By the time Gunsmoke went off the air in 1975, the few remaining fans were old-timers—maybe the same ones who had gone to movie theaters to cheer for Roy Rogers in the 1930s. That show had been the most popular TV series in the US for four seasons in the late 1950s. But a cowboy series would never do that again.
Youngsters lost interest in westerns despite a proliferation of merchandise. During my childhood, I paid no attention to the cowboy genre—nor did any of my friends. But brand merchandise was everywhere. We could buy Gunsmoke comic books, trading cards, lunchboxes, and—of course!—toy guns, among other paraphernalia.
With the benefit of hindsight, we can see that these products did not develop the market—they merely saturated it.
Even more revealing: the movie and TV stars at the top of the cowboy hierarchy were getting older—much older. When James Arness took the role of Matt Dillon in Gunsmoke, he was just 32 years old. He was 53 when the series ended its run—but he continued to play Dillon in spinoffs into his mid-sixties.
The same reliance on aging cowboys was evident at movie theaters. John Wayne was still the top western movie star until his death at age 72.
You can laugh at that, but Hollywood has pushed to even more ridiculous extremes with Harrison Ford. The studios cast him in three action franchises (Indiana Jones, Star Wars, and Blade Runner) at an even older age than Wayne in his final film. (In a curious twist, this was Wayne’s little known role in Star Wars.)
This is not the sign of a healthy genre. Hollywood is now suffering at the box office, but you could have predicted it years ago, just based on its aging stars and franchises.
By the way, the music industry faces the same problem. Major labels and concert promoters rely too much on aging superstars—the exact opposite of what they did a generation ago.
Old familiar names are great for nostalgia, but a recipe for commercial disaster in the long run. Even Rolling Stones eventually gather moss.
How will this play out in the future? Well, let’s summarize what we learned from the rise and fall of the western genre.
Genres die slowly, especially popular genres with large mass audiences. In those instances, the decline can continue for decades after a genre’s commercial peak.
The final stages of decline are marked by total market saturation—reaching ridiculous levels. Far more product is churned out than even the core audience can absorb.
The proliferation of merchandise aims to expand the franchise, but actually accelerates the pace of decline.

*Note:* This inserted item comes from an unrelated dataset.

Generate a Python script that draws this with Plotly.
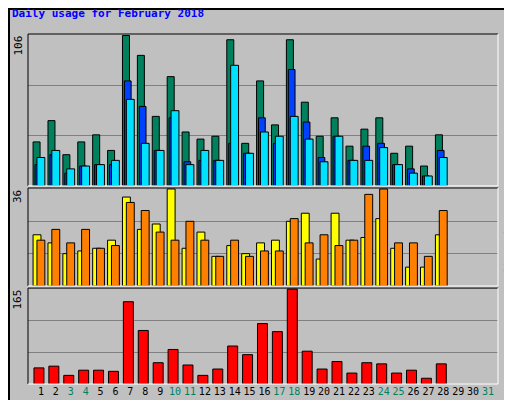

During the period of decline, the average age of the core fan base gets older. Youngsters may continue to have some interest in the genre, but without the enthusiasm of the old days.
Even more ominous, the box office stars start showing their age—and are far too old to lead any movement. They are hired out of desperation, because holding on to old fans is now more important than attracting new ones.
As a result, everything about the genre starts to feel stale. The stories were fresher twenty years ago. The lead stars were definitely fresher twenty years ago. The only thing that isn’t stale is the movie popcorn out in the lobby—and even that’s not a sure thing.
This is obviously happening with almost every major Hollywood franchise today. We’re now almost fifty years beyond the release of Star Wars (1977)—that was long ago and in another galaxy. But even never-ending franchises eventually come to an end.
And what happens next?
At some point, dead genres can come back to life. But that’s a huge undertaking, and never a sure thing. (The western has never really recovered from what Hollywood did to it.) Under the best of circumstances, a cooling off period of 20-30 years is necessary before dead formulas can be revived in any meaningful way.
In the meantime, Hollywood needs to find something else. A good start would be telling fresh stories, instead of dumping new installments of formulaic franchises on a bored marketplace.
In order for there to be fresh material, there has to be fresh leaders. People with a vision who will hire artists with a vision. There's currently a movement in England with small movie houses, anything from 15 to 50 seats, and they're showing independantly produced films. I've read that is also begining to happen in the US. That seems hopefull. Music can do the same thing.
Yes, the western died of oversaturation but in the sixties, the last decade where you could say that it was a legitimate genre, artists like John Ford, Sam Peckinpah and Sergio Leone were finding new things to say through the confines of the western, something I am not sure one could say about superhero movies today. Where is the equivalent of The Wild Bunch or The Man Who Shot Liberty Valance in the Marvel franchise?
I think the more salient corollary with Marvel, etc. is the movie musical.